- THE REQUEST -
Copy each line in which the string "page" occurs.

- DATA RECORDS -

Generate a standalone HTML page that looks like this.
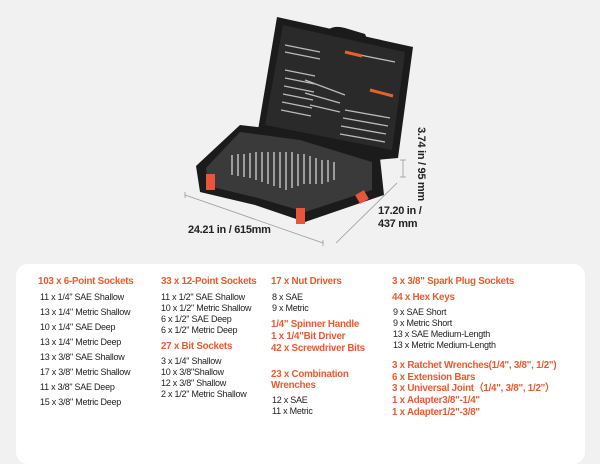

==

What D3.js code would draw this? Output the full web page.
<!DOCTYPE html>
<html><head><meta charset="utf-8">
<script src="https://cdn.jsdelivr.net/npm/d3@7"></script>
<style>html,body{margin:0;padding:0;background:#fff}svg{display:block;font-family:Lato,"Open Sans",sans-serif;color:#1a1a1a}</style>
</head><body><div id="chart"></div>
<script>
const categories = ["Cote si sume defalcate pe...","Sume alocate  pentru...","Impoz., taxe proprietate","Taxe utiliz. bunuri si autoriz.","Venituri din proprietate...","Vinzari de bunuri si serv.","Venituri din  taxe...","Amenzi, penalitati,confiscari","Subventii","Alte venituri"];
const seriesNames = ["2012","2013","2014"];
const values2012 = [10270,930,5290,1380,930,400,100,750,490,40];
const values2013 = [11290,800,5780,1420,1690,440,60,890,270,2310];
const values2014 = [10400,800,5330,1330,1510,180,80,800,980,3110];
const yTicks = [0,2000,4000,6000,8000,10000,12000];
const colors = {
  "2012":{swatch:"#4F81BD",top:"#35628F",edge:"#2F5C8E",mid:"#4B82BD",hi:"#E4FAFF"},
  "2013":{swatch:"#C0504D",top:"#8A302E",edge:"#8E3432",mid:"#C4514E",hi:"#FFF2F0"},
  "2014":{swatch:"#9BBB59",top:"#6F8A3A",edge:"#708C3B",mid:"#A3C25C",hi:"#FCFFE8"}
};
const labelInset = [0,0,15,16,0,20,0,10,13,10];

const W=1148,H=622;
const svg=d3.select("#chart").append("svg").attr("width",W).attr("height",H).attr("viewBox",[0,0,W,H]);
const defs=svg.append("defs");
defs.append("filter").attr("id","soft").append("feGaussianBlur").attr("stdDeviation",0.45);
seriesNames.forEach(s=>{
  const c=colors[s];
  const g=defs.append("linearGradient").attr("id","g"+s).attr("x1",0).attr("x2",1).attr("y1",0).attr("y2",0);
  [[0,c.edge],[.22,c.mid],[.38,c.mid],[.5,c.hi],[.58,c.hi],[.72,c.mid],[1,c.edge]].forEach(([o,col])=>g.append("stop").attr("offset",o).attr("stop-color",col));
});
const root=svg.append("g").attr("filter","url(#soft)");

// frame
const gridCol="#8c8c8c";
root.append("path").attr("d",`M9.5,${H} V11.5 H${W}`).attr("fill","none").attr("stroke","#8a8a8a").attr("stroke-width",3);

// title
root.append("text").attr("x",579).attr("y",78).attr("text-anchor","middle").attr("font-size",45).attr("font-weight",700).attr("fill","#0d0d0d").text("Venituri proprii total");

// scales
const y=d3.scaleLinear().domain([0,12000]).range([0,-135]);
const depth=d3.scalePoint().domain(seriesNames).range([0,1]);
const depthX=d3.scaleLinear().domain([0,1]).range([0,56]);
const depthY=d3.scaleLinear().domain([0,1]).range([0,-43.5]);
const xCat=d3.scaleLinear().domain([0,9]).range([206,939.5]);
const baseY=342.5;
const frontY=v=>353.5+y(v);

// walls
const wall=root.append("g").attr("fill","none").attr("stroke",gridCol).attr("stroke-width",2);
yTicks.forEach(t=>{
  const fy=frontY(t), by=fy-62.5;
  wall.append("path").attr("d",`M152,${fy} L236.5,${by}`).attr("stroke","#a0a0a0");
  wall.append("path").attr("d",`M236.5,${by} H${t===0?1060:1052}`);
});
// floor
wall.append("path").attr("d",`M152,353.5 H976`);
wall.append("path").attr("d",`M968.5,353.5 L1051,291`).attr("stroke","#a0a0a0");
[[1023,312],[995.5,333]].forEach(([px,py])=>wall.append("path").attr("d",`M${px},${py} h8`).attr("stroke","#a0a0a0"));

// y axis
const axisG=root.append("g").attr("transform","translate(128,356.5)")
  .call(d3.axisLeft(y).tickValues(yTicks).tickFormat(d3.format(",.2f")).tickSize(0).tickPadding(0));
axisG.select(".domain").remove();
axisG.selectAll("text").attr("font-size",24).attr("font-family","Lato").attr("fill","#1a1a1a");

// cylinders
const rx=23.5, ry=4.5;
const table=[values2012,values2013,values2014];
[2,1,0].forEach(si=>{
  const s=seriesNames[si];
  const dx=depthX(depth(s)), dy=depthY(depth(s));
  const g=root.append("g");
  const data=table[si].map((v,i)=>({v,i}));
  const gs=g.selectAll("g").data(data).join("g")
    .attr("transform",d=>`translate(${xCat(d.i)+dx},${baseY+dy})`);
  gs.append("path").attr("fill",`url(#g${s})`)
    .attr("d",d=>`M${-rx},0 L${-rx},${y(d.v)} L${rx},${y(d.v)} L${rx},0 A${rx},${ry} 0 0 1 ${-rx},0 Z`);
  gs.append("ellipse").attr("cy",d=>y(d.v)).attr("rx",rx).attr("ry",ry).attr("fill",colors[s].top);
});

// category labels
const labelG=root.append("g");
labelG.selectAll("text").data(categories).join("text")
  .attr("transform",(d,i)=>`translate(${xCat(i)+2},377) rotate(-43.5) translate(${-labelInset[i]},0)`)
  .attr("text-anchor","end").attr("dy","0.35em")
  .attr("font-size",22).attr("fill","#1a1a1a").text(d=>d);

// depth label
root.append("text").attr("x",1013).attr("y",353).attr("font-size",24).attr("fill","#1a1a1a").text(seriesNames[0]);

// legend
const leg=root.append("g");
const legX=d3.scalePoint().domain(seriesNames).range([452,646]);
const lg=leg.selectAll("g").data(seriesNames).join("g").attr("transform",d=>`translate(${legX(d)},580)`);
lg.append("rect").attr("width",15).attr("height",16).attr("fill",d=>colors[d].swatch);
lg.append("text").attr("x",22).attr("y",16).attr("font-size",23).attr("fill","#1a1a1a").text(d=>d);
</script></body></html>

- SOLUTION FOR THIS TASK -
Generate a standalone HTML page that looks like this.
What D3.js code would draw this? Output the full web page.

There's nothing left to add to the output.